Coast guard spokesman Armand Balilo said 14 other crewmen have been rescued and one died after the M/V Starlite Atlantic sank off Mabini town in Batangas province, where the powerful typhoon passed Monday on its way out of the country into the South China Sea.

The ship sought cover in an anchorage area as the typhoon passed and its crew decided to move to safer waters but encountered huge waves and fierce winds, causing it to sink, Balilo said, adding that another cargo ship ran aground in Mabini.

At least seven people died from the typhoon, including the sunken ship’s crewman and villagers who drowned from flooding or were pinned by fallen trees or a collapsed wall in Albay and Quezon provinces.

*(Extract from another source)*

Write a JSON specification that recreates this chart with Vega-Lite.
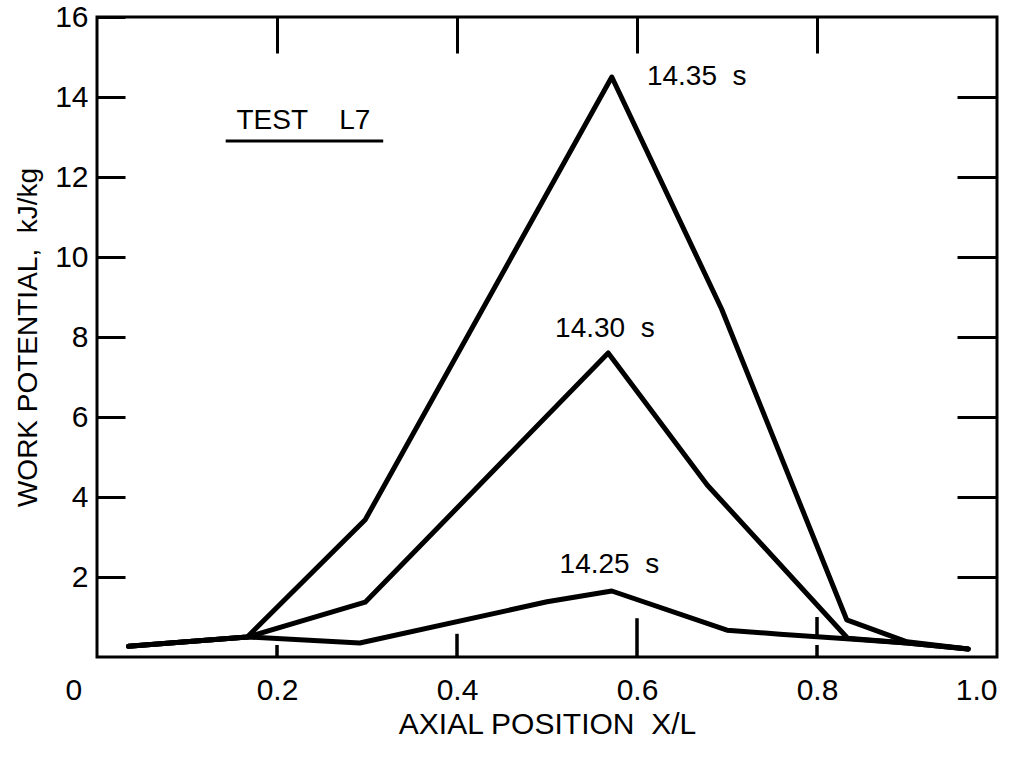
{
  "$schema": "https://vega.github.io/schema/vega-lite/v6.json",
  "width": 900,
  "height": 640,
  "autosize": {"type": "none"},
  "padding": {"left": 97, "top": 17, "right": 24, "bottom": 104},
  "background": "white",
  "config": {
    "view": {"stroke": "black", "strokeWidth": 3},
    "font": "Liberation Sans",
    "axis": {
      "domain": false,
      "grid": false,
      "tickColor": "black",
      "tickWidth": 3,
      "labelColor": "black",
      "labelFont": "Liberation Sans",
      "labelFontSize": 30,
      "titleFont": "Liberation Sans",
      "titleFontSize": 28,
      "titleFontWeight": "normal",
      "titleColor": "black"
    }
  },
  "datasets": {
    "lines": [
      {"series": "14.25 s", "x": 0.035, "y": 0.27},
      {"series": "14.25 s", "x": 0.167, "y": 0.5},
      {"series": "14.25 s", "x": 0.292, "y": 0.35},
      {"series": "14.25 s", "x": 0.5, "y": 1.38},
      {"series": "14.25 s", "x": 0.572, "y": 1.65},
      {"series": "14.25 s", "x": 0.7, "y": 0.67},
      {"series": "14.25 s", "x": 0.759, "y": 0.57},
      {"series": "14.25 s", "x": 0.837, "y": 0.45},
      {"series": "14.25 s", "x": 0.9, "y": 0.35},
      {"series": "14.25 s", "x": 0.968, "y": 0.2},
      {"series": "14.30 s", "x": 0.035, "y": 0.27},
      {"series": "14.30 s", "x": 0.167, "y": 0.5},
      {"series": "14.30 s", "x": 0.298, "y": 1.37},
      {"series": "14.30 s", "x": 0.568, "y": 7.6},
      {"series": "14.30 s", "x": 0.678, "y": 4.3},
      {"series": "14.30 s", "x": 0.834, "y": 0.47},
      {"series": "14.30 s", "x": 0.9, "y": 0.35},
      {"series": "14.30 s", "x": 0.968, "y": 0.2},
      {"series": "14.35 s", "x": 0.035, "y": 0.27},
      {"series": "14.35 s", "x": 0.167, "y": 0.5},
      {"series": "14.35 s", "x": 0.298, "y": 3.43},
      {"series": "14.35 s", "x": 0.572, "y": 14.5},
      {"series": "14.35 s", "x": 0.694, "y": 8.7},
      {"series": "14.35 s", "x": 0.833, "y": 0.93},
      {"series": "14.35 s", "x": 0.9, "y": 0.38},
      {"series": "14.35 s", "x": 0.968, "y": 0.2}
    ],
    "labels": [
      {"x": 0.611, "y": 14.5, "label": "14.35\u00a0\u00a0s"},
      {"x": 0.509, "y": 8.2, "label": "14.30\u00a0\u00a0s"},
      {"x": 0.514, "y": 2.3, "label": "14.25\u00a0\u00a0s"},
      {"x": 0.155, "y": 13.4, "label": "TEST\u00a0\u00a0\u00a0\u00a0L7"}
    ],
    "underline": [
      {"x": 0.143, "x2": 0.318, "y": 12.9}
    ],
    "bottomTicks": [
      {"tx": 0.2, "ty": 0, "ty2": 0.3},
      {"tx": 0.4, "ty": 0, "ty2": 0.58},
      {"tx": 0.6, "ty": 0, "ty2": 0.97},
      {"tx": 0.8, "ty": 0, "ty2": 0.3},
      {"tx": 0.8, "ty": 0.5, "ty2": 1.0}
    ]
  },
  "layer": [
    {
      "data": {"name": "lines"},
      "mark": {"type": "line", "color": "black", "strokeWidth": 5, "strokeJoin": "round", "strokeCap": "round"},
      "encoding": {
        "x": {
          "field": "x", "type": "quantitative",
          "scale": {"domain": [0, 1], "nice": false, "padding": 0},
          "axis": {
            "orient": "bottom",
            "values": [0, 0.2, 0.4, 0.6, 0.8, 1],
            "labelExpr": "datum.value == 0 ? '0' : format(datum.value, '.1f')",
            "ticks": false,
            "labelPadding": 18,
            "labelOffset": {"condition": {"test": "datum.value == 0", "value": -32}, "value": 0},
            "title": "AXIAL POSITION\u00a0\u00a0X/L",
            "titleFontSize": 30,
            "titlePadding": 4
          }
        },
        "y": {
          "field": "y", "type": "quantitative",
          "scale": {"domain": [0, 16], "nice": false, "padding": 0},
          "axis": {
            "orient": "left",
            "values": [2, 4, 6, 8, 10, 12, 14, 16],
            "tickSize": -28,
            "labelPadding": 37,
            "title": "WORK POTENTIAL,\u00a0\u00a0kJ/kg",
            "titlePadding": 12
          }
        },
        "detail": {"field": "series"}
      }
    },
    {
      "data": {"name": "bottomTicks"},
      "mark": {"type": "bar", "color": "black", "width": 3.5},
      "encoding": {
        "x": {"field": "tx", "type": "quantitative", "axis": null},
        "y": {"field": "ty", "type": "quantitative", "axis": null},
        "y2": {"field": "ty2"}
      }
    },
    {
      "data": {"name": "underline"},
      "mark": {"type": "rule", "color": "black", "strokeWidth": 3},
      "encoding": {
        "x": {"field": "x", "type": "quantitative", "axis": null},
        "x2": {"field": "x2"},
        "y": {"field": "y", "type": "quantitative", "axis": null}
      }
    },
    {
      "data": {"name": "labels"},
      "mark": {"type": "text", "align": "left", "baseline": "middle", "fontSize": 28, "color": "black", "font": "Liberation Sans"},
      "encoding": {
        "x": {
          "field": "x", "type": "quantitative",
          "axis": {"orient": "top", "values": [0.2, 0.4, 0.6, 0.8], "tickSize": -36, "labels": false, "title": null}
        },
        "y": {
          "field": "y", "type": "quantitative",
          "axis": {"orient": "right", "values": [2, 4, 6, 8, 10, 12, 14], "tickSize": -40, "labels": false, "title": null}
        },
        "text": {"field": "label"}
      }
    }
  ],
  "resolve": {"axis": {"x": "independent", "y": "independent"}}
}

President Rodrigo Duterte was to fly to the hard-hit town of Virac on the eastern island province of Catanduanes, where the typhoon made landfall on Sunday night, to distribute food packs to residents. Ahead of the president’s visit, Defence Secretary Delfin Lorenzana and top military officials flew to Virac and were stunned by the extent of the devastation.

“Their common perception is that Virac is completely devastated,” military spokesman Brig Gen Restituto Padilla said of the coastal town of more than 70,000 people. The province’s coconut plantations, the primary industry, were destroyed and may take five to 10 years to recover, he said.

Nock-Ten, locally known as Nina, forced more than 420,000 villagers to abandon their Christmas celebrations for emergency shelters and other safer grounds. It also knocked down power in several provinces, dimming holiday festivities. More than 300 flights were delayed or rescheduled and ferries were barred from sailing, stranding more than 12,000 holiday travelers.

The storm was one of the strongest to hit the Philippines since Typhoon Haiyan left more than 7,300 people dead or missing and displaced over 5 million in 2014. But officials in some provinces initially found it difficult to convince people to abandon their Christmas celebrations and head for the shelters before the storm hit. Some officials said they had to impose forced evacuations.

About 20 typhoons and storms lash the Philippines each year. In the past 65 years, seven typhoons have hit on Christmas Day, the Southeast Asian nation’s biggest holiday.